Il y a ceux qui vous lisent. Vous les rencontrez, vous ne les connaissez pas, ou peu, et ils vous posent des questions sur des sujets dont vous ne leur avez jamais parlé (et pour cause), et soudain la lumière se fait en vous : « Mais ils me lisent ! Vraiment ! avec attention ! et ça les intéresse suffisamment pour qu'ils s'en souviennent ! »
Et là, vous vous sentez infiniment touchée, reconnaissante, (flattée) et embarrassée : vite, vite, vous rembobinez dans votre mémoire tout ce que vous avez écrit pour tenter d'estimer tout ce que vous n'auriez jamais confié avant des mois à un inconnu, parce que vous n'avez pas été élevée comme ça… et vous abandonnez, trop de mots, trop de billets, trop de sincérité, ce mot dont vous avez appris à vous méfier avec RC et Nabokov et contre ou avec lequel il faut vous battre certains soirs.

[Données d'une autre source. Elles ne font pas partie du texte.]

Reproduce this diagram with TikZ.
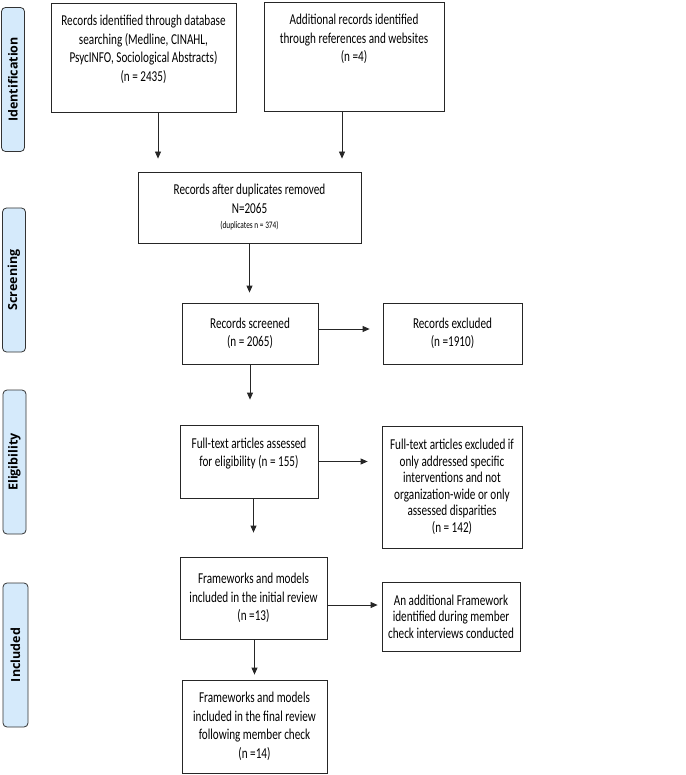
\documentclass[tikz,border=0pt]{standalone}
\usepackage{fontspec}
\setmainfont{Carlito}[FakeStretch=0.74]
\newfontfamily\labfont{Open Sans}
\usetikzlibrary{arrows.meta}
\definecolor{labblue}{HTML}{D5EAFB}
\tikzset{
  box/.style={draw=black!85, line width=0.8pt, align=center, inner sep=2pt,
    font=\fontsize{15.1}{18.5}\selectfont},
  boxs/.style={box, font=\fontsize{15.1}{16.5}\selectfont},
  phase/.style={draw=black!80, line width=0.8pt, fill=labblue, rounded corners=4pt,
    rotate=90, minimum width=144pt, minimum height=23pt, inner sep=0pt,
    font=\labfont\bfseries\fontsize{12.5}{13}\selectfont},
  arr/.style={-{Triangle[length=7pt,width=6pt]}, line width=0.8pt, black!85}
}
\begin{document}
\begin{tikzpicture}[x=1pt, y=-1pt]
\useasboundingbox (0,0) rectangle (685,775);

% phases
\node[phase] (p1) at (13,79.5) {Identification};
\node[phase] (p2) at (14,280) {Screening};
\node[phase] (p3) at (14.5,462) {Eligibility};
\node[phase, minimum height=25pt] (p4) at (15.5,655) {Included};

% boxes
\node[box, minimum width=185pt, minimum height=109pt] (a) at (143.5,57.5)
  {Records identified through database\\ searching (Medline, CINAHL,\\ PsycINFO, Sociological Abstracts)\\ (n = 2435)\\ ~};
\node[box, minimum width=180pt, minimum height=109pt] (b) at (354,56.5)
  {Additional records identified\\ through references and websites\\ (n =4)\\ ~\\ ~};
\node[box, minimum width=223pt, minimum height=71pt] (c) at (249.5,207.5)
  {Records after duplicates removed\\ N=2065\\[-3pt] {\fontsize{9.9}{11}\selectfont (duplicates n = 374)}};
\node[box, minimum width=136pt, minimum height=61pt] (d) at (250,333.5)
  {Records screened\\ (n = 2065)};
\node[box, minimum width=139pt, minimum height=61pt] (e) at (452.5,333.5)
  {Records excluded\\ (n =1910)};
\node[box, minimum width=138pt, minimum height=73pt] (f) at (249,461.5)
  {Full-text articles assessed\\ for eligibility (n = 155)\\ ~};
\node[boxs, minimum width=140pt, minimum height=122pt] (g) at (452,487)
  {Full-text articles excluded if\\ only addressed specific\\ interventions and not\\ organization-wide or only\\ assessed disparities\\ (n = 142)};
\node[box, minimum width=147pt, minimum height=82pt] (h) at (253.5,598)
  {Frameworks and models\\ included in the initial review\\ (n =13)};
\node[boxs, minimum width=138pt, minimum height=69pt] (i) at (451,616.5)
  {An additional Framework\\ identified during member\\ check interviews conducted};
\node[box, minimum width=145pt, minimum height=93pt] (j) at (254.5,726.5)
  {Frameworks and models\\ included in the final review\\ following member check\\ (n =14)};

% connectors
\begin{scope}[arr]
\draw[shorten >=13pt] ([xshift=14.5pt]a.south) -- ([xshift=14.5pt]a.south |- c.north);
\draw[shorten >=13pt] ([xshift=-12pt]b.south) -- ([xshift=-12pt]b.south |- c.north);
\draw[shorten >=10pt] (c.south) -- (c.south |- d.north);
\draw[shorten >=13pt] ([yshift=4.5pt]d.east) -- ([yshift=4.5pt]d.east -| e.west);
\draw[shorten >=25pt] (d.south) -- (d.south |- f.north);
\draw[shorten >=14pt] (f.east) -- (f.east -| g.west);
\draw[shorten >=24pt] (h.north |- f.south) -- (h.north);
\draw[shorten >=4pt] ([yshift=-7pt]h.east) -- ([yshift=-7pt]h.east -| i.west);
\draw[shorten >=5pt] (j.north |- h.south) -- (j.north);
\end{scope}
\end{tikzpicture}
\end{document}
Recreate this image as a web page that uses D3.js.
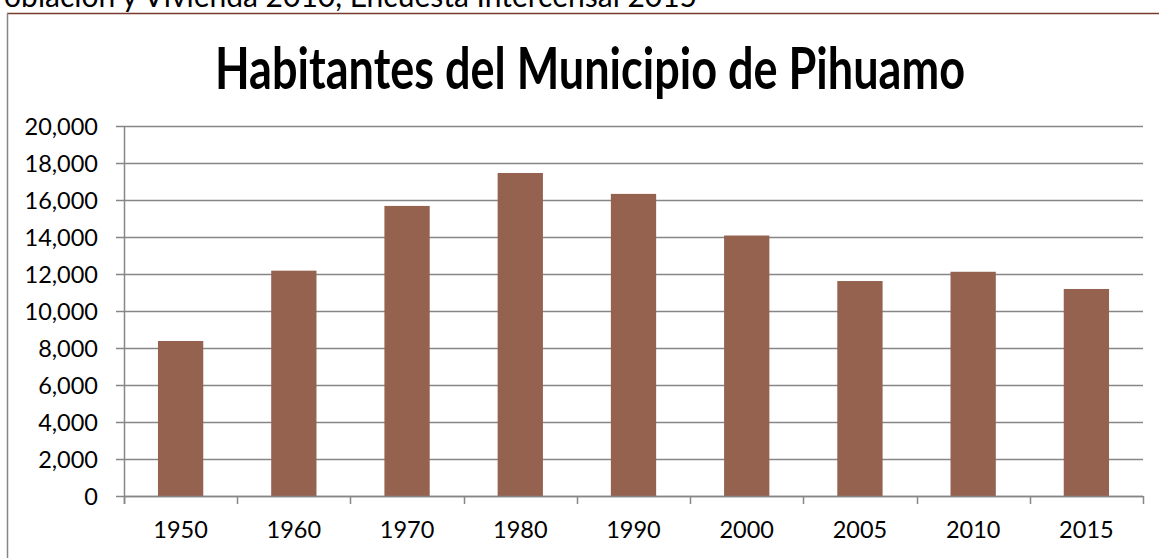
<!DOCTYPE html>
<html>
<head>
<meta charset="utf-8">
<script src="https://cdn.jsdelivr.net/npm/d3@7"></script>
<style>
  body { margin: 0; background: #fff; }
  svg { display: block; font-family: Lato, "Open Sans", sans-serif; }
</style>
</head>
<body>
<div id="chart"></div>
<script>
var years = ["1950", "1960", "1970", "1980", "1990", "2000", "2005", "2010", "2015"];
var habitantes = [8378, 12180, 15680, 17460, 16330, 14080, 11620, 12120, 11190];
var yTicks = [0, 2000, 4000, 6000, 8000, 10000, 12000, 14000, 16000, 18000, 20000];

var width = 1159,
    height = 558,
    margin = {"left": 124, "top": 126, "right": 16, "bottom": 62},
    barColor = "#94624f",
    gridColor = "#868686";

var svg = d3.select("#chart")
    .append("svg")
    .attr("width", width)
    .attr("height", height);

// texto cortado de arriba (la fuente de los datos)
svg.append("text")
    .attr("x", 697)
    .attr("y", 7)
    .attr("text-anchor", "end")
    .attr("font-size", 30)
    .attr("fill", "#000")
    .text("Censo de Población y Vivienda 2010, Encuesta Intercensal 2015");

// marco de la grafica
svg.append("line")
    .attr("x1", 7).attr("x2", width)
    .attr("y1", 13.5).attr("y2", 13.5)
    .attr("stroke", "#7a3b2e").attr("stroke-width", 1.5);
svg.append("line")
    .attr("x1", 7.5).attr("x2", 7.5)
    .attr("y1", 13).attr("y2", height)
    .attr("stroke", gridColor).attr("stroke-width", 1.5);

svg.append("text")
    .attr("x", 590)
    .attr("y", 89)
    .attr("text-anchor", "middle")
    .attr("font-size", 58)
    .attr("font-weight", "bold")
    .attr("textLength", 750)
    .attr("lengthAdjust", "spacingAndGlyphs")
    .text("Habitantes del Municipio de Pihuamo");

var x = d3.scaleBand()
    .domain(years)
    .range([margin.left, width - margin.right])
    .paddingInner(0.6)
    .paddingOuter(0.3);

var y = d3.scaleLinear()
    .domain([0, 20000])
    .range([height - margin.bottom, margin.top]);

var y0 = y(0);

// lineas de la cuadricula
svg.append("g")
    .selectAll("line")
    .data(yTicks)
    .enter()
    .append("line")
    .attr("x1", margin.left - 8)
    .attr("x2", width - margin.right)
    .attr("y1", function (d) { return Math.round(y(d)) + 0.5; })
    .attr("y2", function (d) { return Math.round(y(d)) + 0.5; })
    .attr("stroke", gridColor)
    .attr("stroke-width", 1.5);

// eje y
var yAxis = svg.append("g")
    .attr("transform", "translate(" + margin.left + ",0)")
    .call(d3.axisLeft(y).tickValues(yTicks).tickSize(8).tickFormat(d3.format(",")));
yAxis.select(".domain").remove();
yAxis.selectAll(".tick line").remove();
yAxis.selectAll("text")
    .attr("x", -26)
    .attr("dy", "0.34em")
    .attr("font-size", 23.5)
    .attr("font-family", "Lato, sans-serif")
    .attr("fill", "#000");

svg.append("line")
    .attr("x1", margin.left + 0.5).attr("x2", margin.left + 0.5)
    .attr("y1", margin.top).attr("y2", y0 + 8)
    .attr("stroke", gridColor).attr("stroke-width", 1.5);

// barras
svg.selectAll(".bar")
    .data(habitantes)
    .enter()
    .append("rect")
    .attr("class", "bar")
    .attr("x", function (d, i) { return x(years[i]); })
    .attr("y", function (d) { return y(d); })
    .attr("width", x.bandwidth())
    .attr("height", function (d) { return y0 - y(d); })
    .attr("fill", barColor);

// eje x
var xAxis = svg.append("g")
    .attr("transform", "translate(0," + y0 + ")")
    .call(d3.axisBottom(x).tickSize(0).tickPadding(0));
xAxis.select(".domain").remove();
xAxis.selectAll("text")
    .attr("y", 42)
    .attr("dy", 0)
    .attr("font-size", 23.5)
    .attr("font-family", "Lato, sans-serif")
    .attr("fill", "#000");

svg.append("line")
    .attr("x1", margin.left).attr("x2", width - margin.right)
    .attr("y1", Math.round(y0) + 0.5).attr("y2", Math.round(y0) + 0.5)
    .attr("stroke", gridColor).attr("stroke-width", 1.5);

svg.append("g")
    .selectAll("line")
    .data(d3.range(years.length + 1))
    .enter()
    .append("line")
    .attr("x1", function (i) { return Math.round(margin.left + (i * x.step())) + 0.5; })
    .attr("x2", function (i) { return Math.round(margin.left + (i * x.step())) + 0.5; })
    .attr("y1", y0)
    .attr("y2", y0 + 8)
    .attr("stroke", gridColor)
    .attr("stroke-width", 1.5);
</script>
</body>
</html>
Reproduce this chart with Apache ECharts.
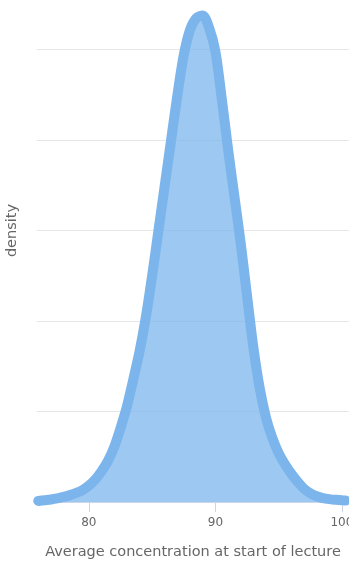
<!DOCTYPE html>
<html>
<head>
<meta charset="utf-8">
<script src="https://cdn.jsdelivr.net/npm/echarts@6/dist/echarts.min.js"></script>
<style>
  html, body { margin: 0; padding: 0; background: #ffffff; }
  #chart { width: 349px; height: 561px; }
</style>
</head>
<body>
<div id="chart"></div>
<script>
// Estimated density of the average concentration at the start of a lecture
const concentration = [
  76.0, 76.5, 77.0, 77.5, 78.0, 78.5, 79.0, 79.5, 80.0, 80.5,
  81.0, 81.5, 82.0, 82.5, 83.0, 83.5, 84.0, 84.5, 85.0, 85.5,
  86.0, 86.5, 87.0, 87.5, 88.0, 88.5, 89.0, 89.5, 90.0, 90.5,
  91.0, 91.5, 92.0, 92.5, 93.0, 93.5, 94.0, 94.5, 95.0, 95.5,
  96.0, 96.5, 97.0, 97.5, 98.0, 98.5, 99.0, 99.5, 100.0, 100.3
];
const density = [
  0.0003, 0.0005, 0.0007, 0.0010, 0.0014, 0.0019, 0.0025, 0.0033, 0.0045, 0.0062,
  0.0085, 0.0113, 0.0152, 0.0204, 0.0263, 0.0337, 0.0415, 0.0510, 0.0625, 0.0750,
  0.0875, 0.1000, 0.1125, 0.1235, 0.1305, 0.1337, 0.1344, 0.1310, 0.1245, 0.1115,
  0.0975, 0.0845, 0.0715, 0.0570, 0.0428, 0.0315, 0.0233, 0.0177, 0.0135, 0.0104,
  0.0078, 0.0056, 0.0037, 0.0024, 0.0016, 0.0011, 0.0008, 0.0006, 0.0005, 0.0004
];
const xTicks = [80, 90, 100];

const chart = echarts.init(document.getElementById('chart'), null, { renderer: 'canvas' });
const textFont = "'DejaVu Sans', Verdana, sans-serif";

chart.setOption({
  animation: false,
  grid: { left: 37, right: 0, top: -41, bottom: 59, containLabel: false, outerBoundsMode: 'none' },
  xAxis: {
    type: 'value',
    min: 75.9,
    max: 100.56,
    name: 'Average concentration at start of lecture',
    nameLocation: 'middle',
    nameGap: 43,
    nameTextStyle: { color: '#666666', fontSize: 14.5, fontFamily: textFont },
    axisLine: { show: true, lineStyle: { color: '#ccd6eb', width: 1 } },
    axisTick: { show: true, length: 10, customValues: xTicks, lineStyle: { color: '#ccd6eb' } },
    axisLabel: { customValues: xTicks, margin: 15, color: '#666666', fontSize: 12, fontFamily: textFont },
    splitLine: { show: false }
  },
  yAxis: {
    type: 'value',
    min: 0,
    max: 0.15,
    interval: 0.025,
    name: 'density',
    nameLocation: 'middle',
    nameGap: 17,
    nameRotate: 90,
    nameTextStyle: { color: '#666666', fontSize: 14.5, fontFamily: textFont },
    axisLine: { show: false },
    axisTick: { show: false },
    axisLabel: { show: false },
    splitLine: { show: true, lineStyle: { color: '#e6e6e6', width: 1 } }
  },
  series: [{
    type: 'line',
    data: concentration.map((x, i) => [x, density[i]]),
    smooth: 0.3,
    showSymbol: false,
    symbol: 'none',
    lineStyle: { color: '#7cb5ec', width: 10, cap: 'round', join: 'round' },
    areaStyle: { color: '#7cb5ec', opacity: 0.75 },
    z: 3
  }]
});
</script>
</body>
</html>
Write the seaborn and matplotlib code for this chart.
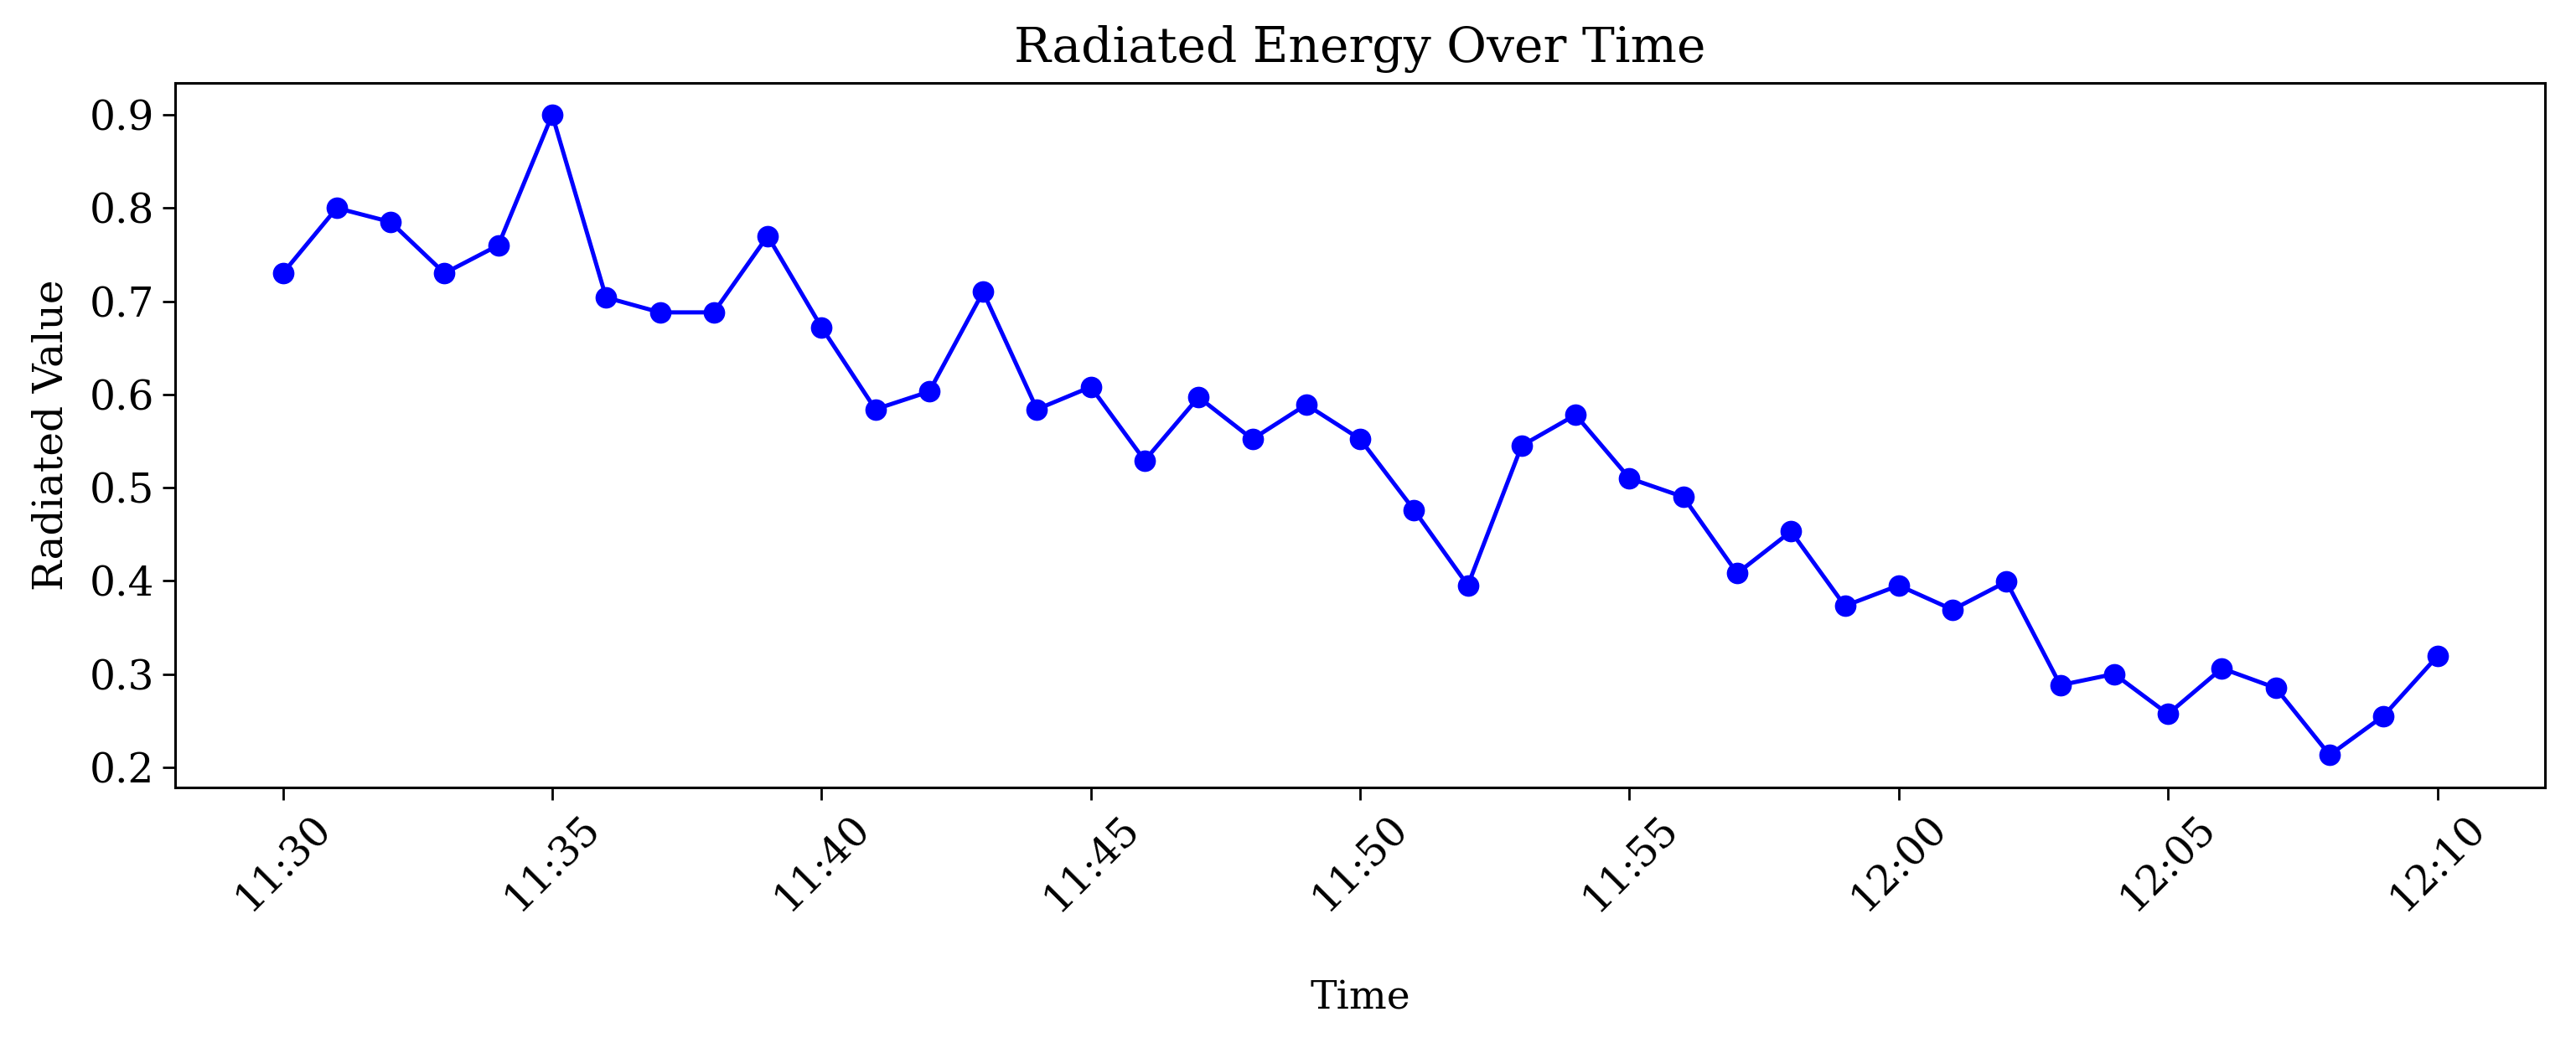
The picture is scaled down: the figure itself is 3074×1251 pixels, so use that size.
import numpy as np
import pandas as pd
import matplotlib
matplotlib.use("Agg")
import matplotlib.pyplot as plt
import matplotlib.dates as mdates
import seaborn as sns

# one reading per minute, 11:30 -> 12:10
times = pd.date_range("2024-01-01 11:30", "2024-01-01 12:10", freq="1min")
radiated = [0.730, 0.800, 0.785, 0.730, 0.760, 0.900, 0.704, 0.688, 0.688, 0.770,
            0.672, 0.584, 0.603, 0.710, 0.584, 0.608, 0.529, 0.597, 0.552, 0.589,
            0.552, 0.476, 0.395, 0.545, 0.578, 0.510, 0.490, 0.408, 0.453, 0.373,
            0.395, 0.369, 0.399, 0.288, 0.300, 0.257, 0.306, 0.285, 0.213, 0.255,
            0.319]

df = pd.DataFrame({"Time": times, "Radiated Value": radiated})

sns.set_theme(style="ticks", rc={
    "axes.edgecolor": "black",
    "axes.linewidth": 1.1,
    "axes.labelcolor": "black",
    "text.color": "black",
    "xtick.color": "black",
    "ytick.color": "black",
    "xtick.major.size": 5.5,
    "ytick.major.size": 5.5,
    "xtick.major.width": 1.0,
    "ytick.major.width": 1.0,
})
plt.rcParams["font.family"] = ["DejaVu Serif"]

fig, ax = plt.subplots(figsize=(15.37, 6.255), dpi=200)
sns.lineplot(data=df, x="Time", y="Radiated Value", ax=ax,
             color="blue", marker="o", markersize=8.5,
             markeredgecolor="blue", linewidth=1.8)

ax.xaxis.set_major_locator(mdates.MinuteLocator(byminute=range(0, 60, 5)))
ax.xaxis.set_major_formatter(mdates.DateFormatter("%H:%M"))
ax.set_yticks([0.2, 0.3, 0.4, 0.5, 0.6, 0.7, 0.8, 0.9])
ax.tick_params(axis="both", labelsize=17.5)
plt.setp(ax.get_xticklabels(), rotation=45)

ax.set_title("Radiated Energy Over Time", fontsize=21, pad=9)
ax.set_xlabel("Time", fontsize=17, labelpad=26)
ax.set_ylabel("Radiated Value", fontsize=17.5, labelpad=8)

fig.subplots_adjust(left=0.068, right=0.988, top=0.921, bottom=0.249)
fig.savefig("out.png", dpi=200)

Il y a ceux que vous connaissez un peu plus, que vous croisez par hasard et qui vous pose une question qui fait qu'il faut bien vous rendre à l'évidence: ils ne vous lisent pas, malgré leur proclamation d'attention. Mais ceux-là, vous les fréquentez depuis si longtemps que, même si le pincement de déception ne s'efface jamais tout à fait, ils vous ont rendue philosophe, ils vous ont appris à sourire de vous-même, de votre prétention, de votre besoin d'attention; et en fait, c'est à les fréquenter que vous avez oublié que certains vous lisaient ou vous liront, cf la première catégorie.

Il y a les autres, ceux qui ne connaissent pas ce blog, à qui vous le donneriez bien à certaines heures, par affection ou par flemme (la paresse de leur raconter votre vie), et vous résistez, parce qu'en vérité, vous avez aussi peur qu'ils fassent partie de la première catégorie (« je ne vais pas raconter ça, il y a X qui me lit ») que de la deuxième (« c'était bien la peine que je raconte cela, X ne l'a pas lu »).